[My leg is still killing me, I hope not literally, and sitting at my desk is excruciating, but I have to post this, truncated though it may be.]
The President should not cave to the “Think of the Children!” lobby that wants the United States to send aid to a rogue, terrorist state that is also the enemy of a just combatant the U.S. is supporting. It seems that he is. That is asinine and cowardly.
If children are starving in Gaza, the Gazans, and specifically Hamas, are responsible. Not Israel. Not the United States. The mission in warfare is to win the war, and one does not win a war by making warfare less unpleasant for the enemy. Frankly, it astounds me that I, or anyone, should have to make this point.

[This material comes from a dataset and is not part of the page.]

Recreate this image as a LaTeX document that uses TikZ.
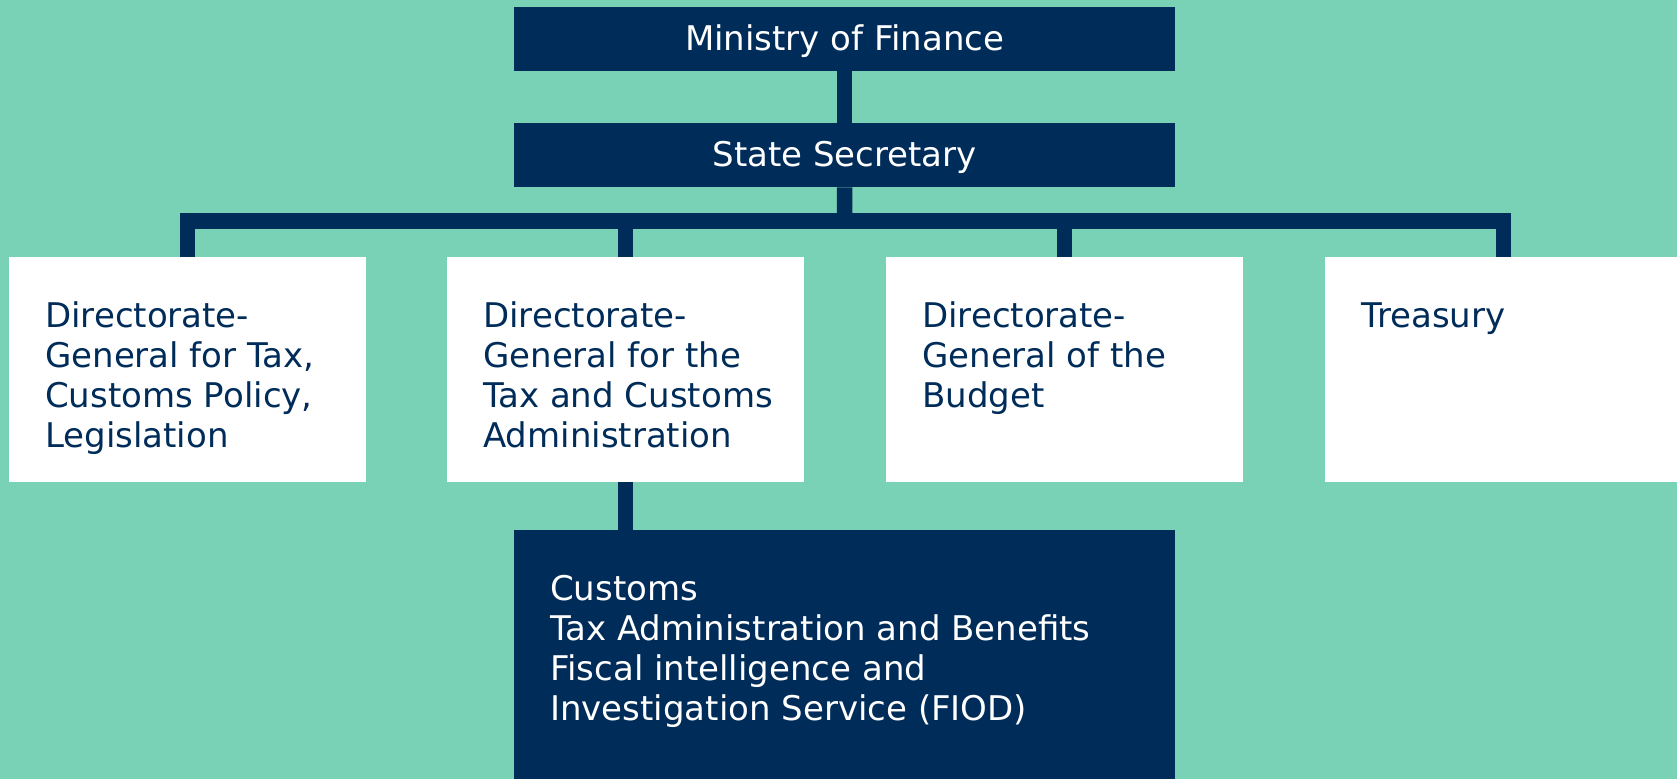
\documentclass[tikz,border=0pt]{standalone}
\usepackage{fontspec}
\setmainfont{DejaVu Sans}
\definecolor{mint}{RGB}{121,210,182}
\definecolor{navyblue}{RGB}{0,44,90}
\newcommand{\orgtext}[3]{\hspace*{36pt}\parbox[c][#2][t]{#1}{\raggedright\vspace*{42pt}\strut #3}}
\begin{document}
\begin{tikzpicture}[x=1pt,y=1pt,
  darkbox/.style={rectangle, fill=navyblue, text=white, inner sep=0pt, anchor=north west,
    font=\fontsize{34}{40}\selectfont},
  whitebox/.style={rectangle, fill=white, text=navyblue, inner sep=0pt, anchor=north west,
    minimum width=357pt, minimum height=225pt, font=\fontsize{34}{40}\selectfont},
  headbox/.style={darkbox, minimum width=661pt, minimum height=64pt, text height=31pt, text depth=9pt},
  conn/.style={draw=navyblue, line width=15.5pt}]
\path[use as bounding box, fill=mint] (0,0) rectangle (1677,-779);
\node[headbox] (min) at (514,-7) {Ministry of Finance};
\node[headbox] (ss) at (514,-123) {State Secretary};
\node[whitebox] (d1) at (9,-257) {\orgtext{321pt}{225pt}{Directorate-\\General for Tax,\\Customs Policy,\\Legislation}};
\node[whitebox] (d2) at (447,-257) {\orgtext{321pt}{225pt}{Directorate-\\General for the\\Tax and Customs\\Administration}};
\node[whitebox] (d3) at (886,-257) {\orgtext{321pt}{225pt}{Directorate-\\General of the\\Budget}};
\node[whitebox] (d4) at (1325,-257) {\orgtext{321pt}{225pt}{Treasury}};
\node[darkbox, minimum width=661pt, minimum height=249pt] (fiod) at (514,-530)
  {\orgtext{625pt}{249pt}{Customs\\Tax Administration and Benefits\\Fiscal intelligence and\\Investigation Service (FIOD)}};
\coordinate (hub) at (844.5,-221);
\draw[conn] (min.south) -- (ss.north);
\draw[conn] (ss.south) -- (hub);
\draw[conn, line cap=rect] (d1.north |- hub) -- (d4.north |- hub);
\foreach \n in {d1,d2,d3,d4} \draw[conn] (\n.north) -- (\n.north |- hub);
\draw[conn] (d2.south) -- (d2.south |- fiod.north);
\end{tikzpicture}
\end{document}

The last time the United States won a war (I do not count Grenada) was World War II. The Pentagon did not allow the publication of photographs of dead babies and malnourished Japanese and German children for exactly the reason we are seeing now, and have seen many times since 1945. War is ugly, and winning a war requires acts that in any other context are rightly regarded as immoral and unethical. This what a professional military is for: it (theoretically) doesn’t become sentimental about the necessities of warfare.
[Footnote: This was one of my late father’s objections to “Saving Private Ryan.” He said it was an insult to George Marshall and a deliberate effort to confuse the public to claim that the General would feel obligated to reduce the sacrifice of any single family while his army’s mission was to win a war.]